Da ich inzwischen schon den zweiten langfristigen Heimtrainer habe, gibt es da natürlich auch zwei Ruderwahrheiten in meinem Kopf. Groß geworden bin ich mit:
Rudern muss Spaß machen.
Meinem ersten Trainer wäre es nie in den Sinn gekommen, mir vor einem Rennen viel Glück (wenn man das braucht, dann kann man es eh lassen) oder viel Erfolg zu wünschen. Ich bekam immer ein "viel Spaß" mit auf den Weg. Deshalb stehe ich noch heute breit grinsend auf dem Regattaplatz und freue mich darauf, dass ich gleich ein Rennen fahren darf.
Der zweite wichtige Satz in meiner Karriere ist:
Die erst Pflicht des Athleten ist, gesund zu bleiben.
Ich bin der festen Überzeugung, dass beide Sätze unglaublich wichtig sind. Würde es keinen Spaß machen, sollte ich es lassen. Wer krank ist - oder Gefahr läuft, krank zu werden, sollte nicht trainieren. Keine Goldmedaille der Welt ist es wert, seine (körperliche wie geistige) Gesundheit aufs Spiel zu setzen.
Und doch ist es manchmal unglaublich schwierig, diese Grundsätze einzuhalten.
Es gibt einfach diese Wochen, in denen alles drunter und drüber geht. Das Management hat gewechselt, ich habe es mal wieder geschafft, im ersten Kontakt einen positiven Eindruck zu hinterlassen und bin plötzlich mit ganz neuen Erwartungshaltungen konfrontiert. (Fragt mich nicht, wie ich das mal wieder hinbekommen habe.
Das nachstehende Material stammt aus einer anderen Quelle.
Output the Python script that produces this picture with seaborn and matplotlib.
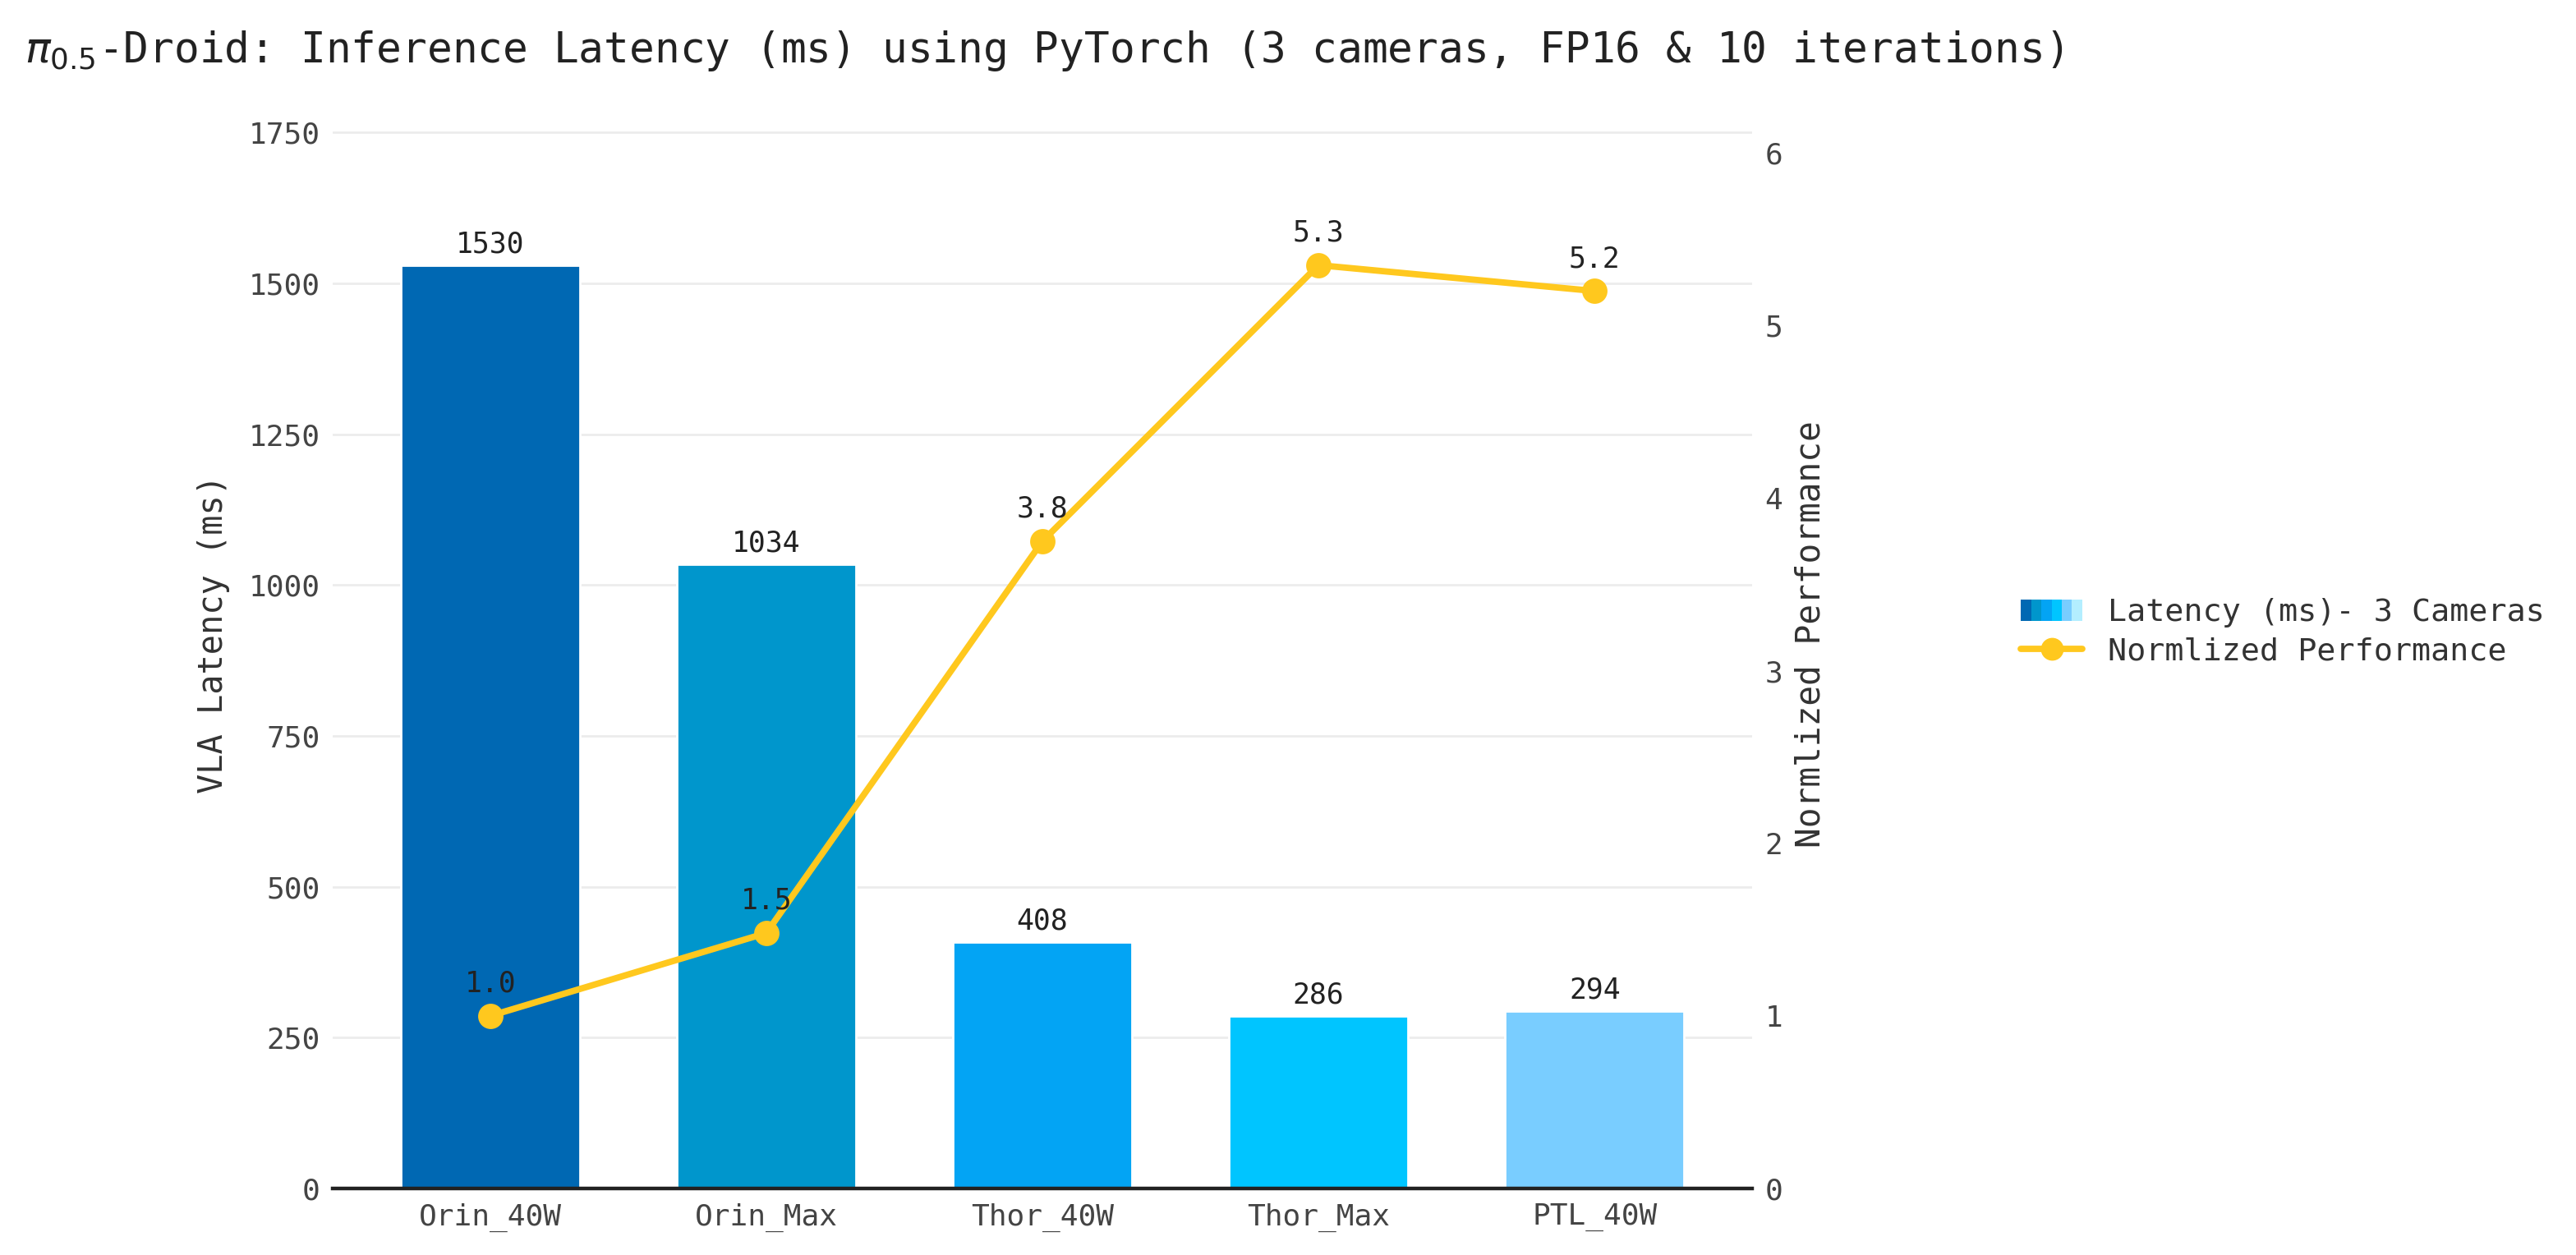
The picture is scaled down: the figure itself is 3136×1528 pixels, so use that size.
import matplotlib
matplotlib.use("Agg")
import matplotlib.pyplot as plt
import seaborn as sns
import pandas as pd
from matplotlib.patches import Rectangle
from matplotlib.lines import Line2D
from matplotlib.legend_handler import HandlerTuple

# data
devices = ["Orin_40W", "Orin_Max", "Thor_40W", "Thor_Max", "PTL_40W"]
latency_ms = [1530, 1034, 408, 286, 294]
norm_perf = [1.0, 1.48, 3.75, 5.35, 5.20]

# bar palette (6th colour only shows up in the legend swatch)
bar_colors = ["#0068b3", "#0096cc", "#03a4f4", "#00c5ff", "#79cdff", "#b3eeff"]
line_color = "#ffc81e"

sns.set_theme(style="white")
plt.rcParams["font.family"] = ["DejaVu Sans Mono", "DejaVu Sans"]

df = pd.DataFrame({"device": devices, "latency": latency_ms, "perf": norm_perf})

fig = plt.figure(figsize=(15.68, 7.64), dpi=200)
ax = fig.add_axes([0.1291, 0.0530, 0.5511, 0.8829])

# bars
sns.barplot(data=df, x="device", y="latency", hue="device",
            palette=bar_colors[:len(devices)], width=0.65, saturation=1,
            legend=False, ax=ax)
for cont in ax.containers:
    ax.bar_label(cont, fmt="%d", padding=3, fontsize=12.5, color="#222222")

ax.set_ylim(0, 1836)
ax.set_yticks([0, 250, 500, 750, 1000, 1250, 1500, 1750])
ax.yaxis.grid(True, color="#ececec", linewidth=1.0)
ax.set_axisbelow(True)
ax.set_xlabel("")
ax.set_ylabel("VLA Latency (ms)", fontsize=14.5, color="#333333", labelpad=8)
for s in ["top", "right", "left"]:
    ax.spines[s].set_visible(False)
ax.spines["bottom"].set_color("#222222")
ax.spines["bottom"].set_linewidth(1.6)
ax.tick_params(axis="both", length=0, labelsize=13, colors="#444444")
ax.tick_params(axis="x", pad=6.5)
ax.tick_params(axis="y", pad=5.5)

# line on the secondary axis
ax2 = ax.twinx()
sns.pointplot(data=df, x="device", y="perf", color=line_color, markers="o",
              markersize=9, linewidth=2.8, errorbar=None, ax=ax2)
for i, v in enumerate(norm_perf):
    ax2.annotate(f"{v:.1f}", (i, v), xytext=(0, 8), textcoords="offset points",
                 ha="center", va="bottom", fontsize=12.5, color="#222222")

ax2.set_ylim(0, 6.42)
ax2.set_yticks([0, 1, 2, 3, 4, 5, 6])
ax2.grid(False)
ax2.set_ylabel("Normlized Performance", fontsize=14.8, color="#333333", labelpad=5)
for s in ["top", "right", "left", "bottom"]:
    ax2.spines[s].set_visible(False)
ax2.tick_params(axis="y", length=0, labelsize=13, colors="#444444", pad=5.5)
ax.set_xlim(-0.571, len(devices) - 1 + 0.571)
ax2.set_xlim(-0.571, len(devices) - 1 + 0.571)

# title
fig.text(0.0096, 0.9595,
         r"$\pi_{0.5}$-Droid: Inference Latency (ms) using PyTorch (3 cameras, FP16 & 10 iterations)",
         fontsize=18.4, color="#222222", va="center", ha="left")

# legend with a striped swatch for the bars
swatch = tuple(Rectangle((0, 0), 1, 1, facecolor=c, edgecolor="none") for c in bar_colors)
line_handle = Line2D([0], [0], color=line_color, linewidth=2.8, marker="o", markersize=9)
fig.legend([swatch, line_handle], ["Latency (ms)- 3 Cameras", "Normlized Performance"],
           handler_map={tuple: HandlerTuple(ndivide=None, pad=0)},
           loc="center left", bbox_to_anchor=(0.7735, 0.496), frameon=False,
           fontsize=13.8, handlelength=1.95, handletextpad=0.8, labelspacing=0.3,
           labelcolor="#333333")

fig.savefig("out.png", dpi=200)
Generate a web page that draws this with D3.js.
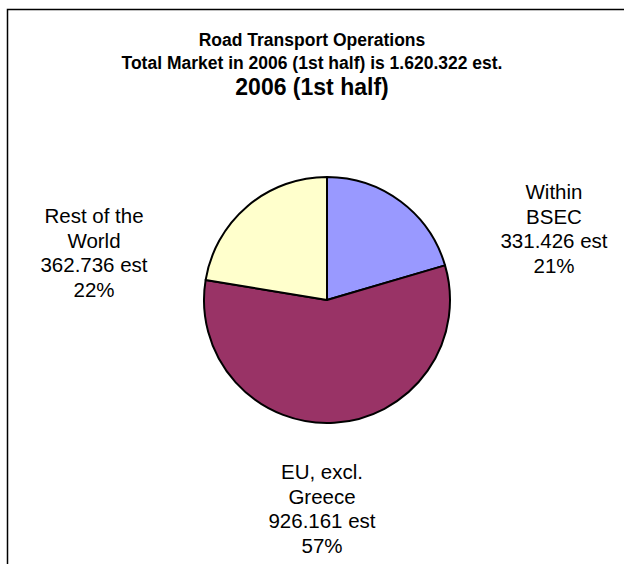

Bisher weiß er nur, was ich studiert habe und welche Themen ich bearbeite. Dass ich rudere, und was ich für meine Zukunft plane weiß er noch gar nicht.) Nichts fällt mir schwerer, als Menschen, die ein positives Bild von mir haben, zu enttäuschen. Und plötzlich sitzt man dann mal eben 9 Stunden im Büro und bereitet ein Projektreview vor, dass man dann doch nicht halten darf. Jetzt, wo wir sowieso nicht mehr draußen trainieren können, ist es ja auch egal, wenn ich eine Stunde später trainieren gehe, oder?
Und dann stehe ich im Kraftraum und möchte eigentlich nur noch ins Bett. Und das nicht nur einmal.
Aber es geht nicht. Ich MUSS trainieren. Am ersten Advent ist Ergotest und Langstrecke und ich werde gut sein müssen. Nicht Judiths-Durchschnitt-gut sondern RICHTIG gut, denn nächstes Jahr werden wir wohl keinen A-Kader mehr haben und drei der vier B-Kader Plätze sind wohl schon an die 2 Olympionikinnen nebst Ersatzfrau vergeben. Wenn Leo oder Katrin oder jemand anderes einen guten Tag erwischt, könnte es das gewesen sein mit der Sportförderung für's nächste Jahr. Also ran an die Eisen.
Soviel zum Thema "Rudern macht Spaß."
Der zweite Satz ist ungleich schwieriger einzuhalten, insbesondere dann, wenn man das Gefühl hat, sowieso schon zu wenig zu trainieren.
Ruf' mal deinen Trainer an und sag: "Ich komm' heute nicht, ich kann die Augen kaum noch offen halten." Das kratzt ganz schön am persönlichen Stolz. Alle anderen schaffen es ja auch. Denkt man sich so. Und dann sitzt man in der Kinopremiere von "DIE NORM - ist dabei sein wirklich alles?" und stellt fest: ein Sportlerleben ist ein ständiger Drahtseilakt zwischen Wollen und Können. Nicht nur bei mir.
Am Freitag wollte ich dann auch mit dem Fahrrad zur Arbeit fahren. Habe es auch probiert und dann doch lieber sein lassen. War eher so Eislaufen auf 2 Rädern. Ich kann mich nicht daran erinnern, dass wir jemals einen so kalten November hatten. Obwohl ich zugeben muss dass Schnee auf grünen Laubbäumen ziemlich cool aussieht...
Was ist falsch auf diesem Foto? Genau, es ist November. |
Heute (-1°, Thermohose, Thermoshirt, Skisocken, Buff, Mütze, Einteiler, winddichtes Shirt, T-Shirt, Weste) ging es dann halbwegs. Um die ausgefallene Langstrecke zumindest etwas zu simulieren, bin ich gemeinsam mit den anderen Hamburger Sportlern 4km auf der Regattastrecke gefahren. War am Anfang ziemlich kabbelig, aber am Ende sorgte die Tatsache, dass ich den vor mir gestarteten 2er-ohne noch überholen konnte, für einen gewissen Motivationsschub... und da war er wieder, der Spaß an der Sache.